I Thought I Was an Awesome Mother, Until…

I thought I was doing pretty good at this parenting thing until my kids hit puberty,” the woman I just met at my daughter’s horse-riding lessons said.

I thought of all the times I’ve started to feel like I was nailing motherhood until one of my children started some new, and usually undesirable, stage. Just when I thought I knew what I was doing, everything would change and my newly minted “Top Parent” crown would start to wobble.

I realized I knew this “I thought I was an awesome mother” trap very well. For example:

I thought I was an awesome mother until I realized my child was 18 months old and they still woke several times a night.

I thought I was an awesome mother until I couldn’t get my child to eat vegetables.

I thought I was an awesome mother until my child started giving me attitude on a regular basis.

I thought I was an awesome mother until I noticed when I was out with friends that I dreaded returning home to my children.

Or when my child had been acting out and I hadn’t realized she was stressing about standardised testing.

I thought I was an awesome mother until I realized I’d shouted at my children every day for two weeks.

I realized even if I wanted my child to do homework, I would probably struggle to get them to do it.

I thought I was an awesome mother until I realized I was fantasizing about running away to somewhere that nobody knows me.

I thought I was an awesome mother until my child said they hated me.

The danger of evaluating your parenting skills based on outcomes is that you may regularly feel incompetent. Raising children is a process in which they change frequently, they develop skills and they test boundaries. Raising children is also a stressful, time-consuming journey in which your pre-child calm will be sorely tested.

If we can only feel like an awesome mother when our child is on track and compliant, we set ourselves up for feeling like a failure. If we can only feel like an awesome mother when we feel positive about motherhood and our children, we will easily swing from high to low on our parenting journey without any sense of confidence.

Raising children is like a long term project, with other stakeholders involved. Some stages of the project will be smooth sailing or even rewarding, others will be hellish and some will just be a matter of trying to maintain some forward momentum, one footstep after the other.
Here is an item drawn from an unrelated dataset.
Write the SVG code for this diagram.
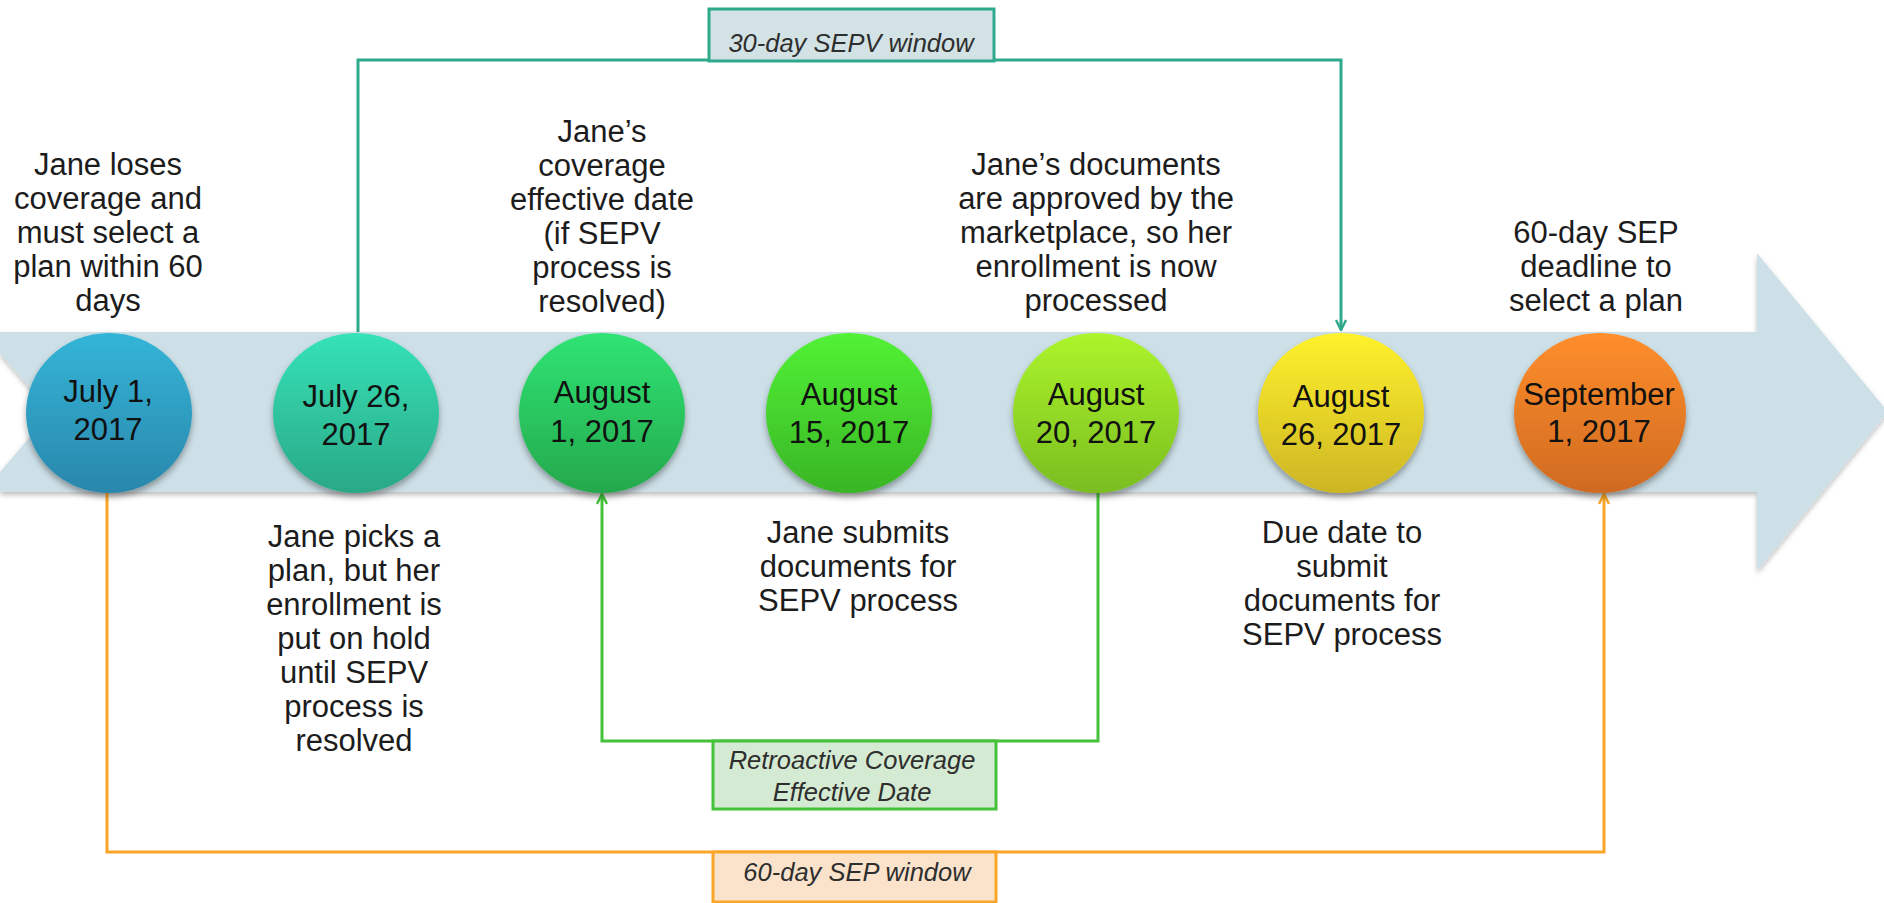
<svg xmlns="http://www.w3.org/2000/svg" width="1884" height="903" viewBox="0 0 1884 903">
<style>
.t{font-family:"Liberation Sans",Arial,sans-serif;font-size:31px;fill:#1c1c1c;text-anchor:middle}
.d{font-family:"Liberation Sans",Arial,sans-serif;font-size:31px;fill:#111;text-anchor:middle}
.lb{font-family:"Liberation Sans",Arial,sans-serif;font-size:25.5px;font-style:italic;fill:#2e2e2e;text-anchor:middle}
.c{fill:none;stroke-width:3}
</style>
<defs>
<filter id="sh" x="-20%" y="-20%" width="140%" height="150%">
<feDropShadow dx="0" dy="4" stdDeviation="3" flood-color="#000" flood-opacity="0.35"/>
</filter>
<filter id="shb" x="-5%" y="-20%" width="110%" height="140%">
<feDropShadow dx="0" dy="3" stdDeviation="2.5" flood-color="#000" flood-opacity="0.25"/>
</filter>
<linearGradient id="g1" x1="0" y1="0" x2="0" y2="1"><stop offset="0" stop-color="#33b5d8"/><stop offset="1" stop-color="#2a87ab"/></linearGradient>
<linearGradient id="g2" x1="0" y1="0" x2="0" y2="1"><stop offset="0" stop-color="#35e2b8"/><stop offset="1" stop-color="#2aa886"/></linearGradient>
<linearGradient id="g3" x1="0" y1="0" x2="0" y2="1"><stop offset="0" stop-color="#30e474"/><stop offset="1" stop-color="#24a84c"/></linearGradient>
<linearGradient id="g4" x1="0" y1="0" x2="0" y2="1"><stop offset="0" stop-color="#52f235"/><stop offset="1" stop-color="#39b526"/></linearGradient>
<linearGradient id="g5" x1="0" y1="0" x2="0" y2="1"><stop offset="0" stop-color="#acf52c"/><stop offset="1" stop-color="#7abd20"/></linearGradient>
<linearGradient id="g6" x1="0" y1="0" x2="0" y2="1"><stop offset="0" stop-color="#fff22c"/><stop offset="1" stop-color="#cdb524"/></linearGradient>
<linearGradient id="g7" x1="0" y1="0" x2="0" y2="1"><stop offset="0" stop-color="#ff8e2b"/><stop offset="1" stop-color="#cf6a21"/></linearGradient>
<marker id="mt" viewBox="0 0 12 12" refX="11" refY="6" markerWidth="12" markerHeight="12" markerUnits="userSpaceOnUse" orient="auto"><path d="M1,1 L11,6 L1,11" fill="none" stroke="#2fa98b" stroke-width="2.5"/></marker>
<marker id="mg" viewBox="0 0 12 12" refX="11" refY="6" markerWidth="12" markerHeight="12" markerUnits="userSpaceOnUse" orient="auto"><path d="M1,1 L11,6 L1,11" fill="none" stroke="#45c23a" stroke-width="2.5"/></marker>
<marker id="mo" viewBox="0 0 12 12" refX="11" refY="6" markerWidth="12" markerHeight="12" markerUnits="userSpaceOnUse" orient="auto"><path d="M1,1 L11,6 L1,11" fill="none" stroke="#f9a628" stroke-width="2.5"/></marker>
</defs>
<rect width="1884" height="903" fill="#fff"/>

<g id="band">
<polygon points="0,332 1757,332 1757,253 1888,412 1757,571 1757,492 0,492 0,472 51,412 0,353" fill="#cde0e7" filter="url(#shb)"/>
</g>

<g id="connectors">
<polyline class="c" stroke="#2fa98b" points="358,332 358,60 1341,60 1341,330" marker-end="url(#mt)"/>
<polyline class="c" stroke="#45c23a" points="1098,492 1098,741 602,741 602,494" marker-end="url(#mg)"/>
<polyline class="c" stroke="#f9a628" points="107,492 107,852 1604,852 1604,494" marker-end="url(#mo)"/>
</g>

<g id="label-sepv">
<rect x="709" y="9" width="285" height="52" fill="#d3e2e5" stroke="#2fa98b" stroke-width="3"/>
<text class="lb" x="851" y="52">30-day SEPV window</text>
</g>
<g id="label-retro">
<rect x="713" y="741" width="283" height="68" fill="#d5ead2" stroke="#45c23a" stroke-width="3"/>
<text class="lb" x="852" y="769">Retroactive Coverage</text>
<text class="lb" x="852" y="801">Effective Date</text>
</g>
<g id="label-sep">
<rect x="713" y="852" width="283" height="50" fill="#fbe3cb" stroke="#f9a628" stroke-width="3"/>
<text class="lb" x="857" y="881">60-day SEP window</text>
</g>

<g id="n1">
<ellipse cx="109" cy="413" rx="83" ry="80" fill="url(#g1)" filter="url(#sh)"/>
<text class="d" x="108" y="402">July 1,</text>
<text class="d" x="108" y="440">2017</text>
</g>
<g id="n2">
<ellipse cx="356" cy="413" rx="83" ry="80" fill="url(#g2)" filter="url(#sh)"/>
<text class="d" x="356" y="407">July 26,</text>
<text class="d" x="356" y="445">2017</text>
</g>
<g id="n3">
<ellipse cx="602" cy="413" rx="83" ry="80" fill="url(#g3)" filter="url(#sh)"/>
<text class="d" x="602" y="403">August</text>
<text class="d" x="602" y="442">1, 2017</text>
</g>
<g id="n4">
<ellipse cx="849" cy="413" rx="83" ry="80" fill="url(#g4)" filter="url(#sh)"/>
<text class="d" x="849" y="405">August</text>
<text class="d" x="849" y="443">15, 2017</text>
</g>
<g id="n5">
<ellipse cx="1096" cy="413" rx="83" ry="80" fill="url(#g5)" filter="url(#sh)"/>
<text class="d" x="1096" y="405">August</text>
<text class="d" x="1096" y="443">20, 2017</text>
</g>
<g id="n6">
<ellipse cx="1341" cy="413" rx="83" ry="80" fill="url(#g6)" filter="url(#sh)"/>
<text class="d" x="1341" y="407">August</text>
<text class="d" x="1341" y="445">26, 2017</text>
</g>
<g id="n7">
<ellipse cx="1600" cy="413" rx="86" ry="80" fill="url(#g7)" filter="url(#sh)"/>
<text class="d" x="1599" y="405">September</text>
<text class="d" x="1599" y="442">1, 2017</text>
</g>

<g id="text-jul1">
<text class="t" x="108" y="175">Jane loses</text>
<text class="t" x="108" y="209">coverage and</text>
<text class="t" x="108" y="243">must select a</text>
<text class="t" x="108" y="277">plan within 60</text>
<text class="t" x="108" y="311">days</text>
</g>
<g id="text-aug1">
<text class="t" x="602" y="142">Jane’s</text>
<text class="t" x="602" y="176">coverage</text>
<text class="t" x="602" y="210">effective date</text>
<text class="t" x="602" y="244">(if SEPV</text>
<text class="t" x="602" y="278">process is</text>
<text class="t" x="602" y="312">resolved)</text>
</g>
<g id="text-aug20">
<text class="t" x="1096" y="175">Jane’s documents</text>
<text class="t" x="1096" y="209">are approved by the</text>
<text class="t" x="1096" y="243">marketplace, so her</text>
<text class="t" x="1096" y="277">enrollment is now</text>
<text class="t" x="1096" y="311">processed</text>
</g>
<g id="text-sep1">
<text class="t" x="1596" y="243">60-day SEP</text>
<text class="t" x="1596" y="277">deadline to</text>
<text class="t" x="1596" y="311">select a plan</text>
</g>
<g id="text-jul26">
<text class="t" x="354" y="547">Jane picks a</text>
<text class="t" x="354" y="581">plan, but her</text>
<text class="t" x="354" y="615">enrollment is</text>
<text class="t" x="354" y="649">put on hold</text>
<text class="t" x="354" y="683">until SEPV</text>
<text class="t" x="354" y="717">process is</text>
<text class="t" x="354" y="751">resolved</text>
</g>
<g id="text-aug15">
<text class="t" x="858" y="543">Jane submits</text>
<text class="t" x="858" y="577">documents for</text>
<text class="t" x="858" y="611">SEPV process</text>
</g>
<g id="text-aug26">
<text class="t" x="1342" y="543">Due date to</text>
<text class="t" x="1342" y="577">submit</text>
<text class="t" x="1342" y="611">documents for</text>
<text class="t" x="1342" y="645">SEPV process</text>
</g>
</svg>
All the time, hoping and praying that the love and the support you have given your child repeatedly will pay off.

In my former workplace in a maternity hospital, our team area had a poster that read “The first 40 years of motherhood are the hardest”. Surely an overstatement, I thought during my ‘before child’ existence.

These days I think it’s likely an accurate statement.

So mothers, let’s just remember that sticking by these children we’re raising for the next forty years—loving them, praising them, cheering them on—is great, and often good enough. Let’s use our persistent love as our yardstick for awesome parenting rather than any temporary outcome or marker of success.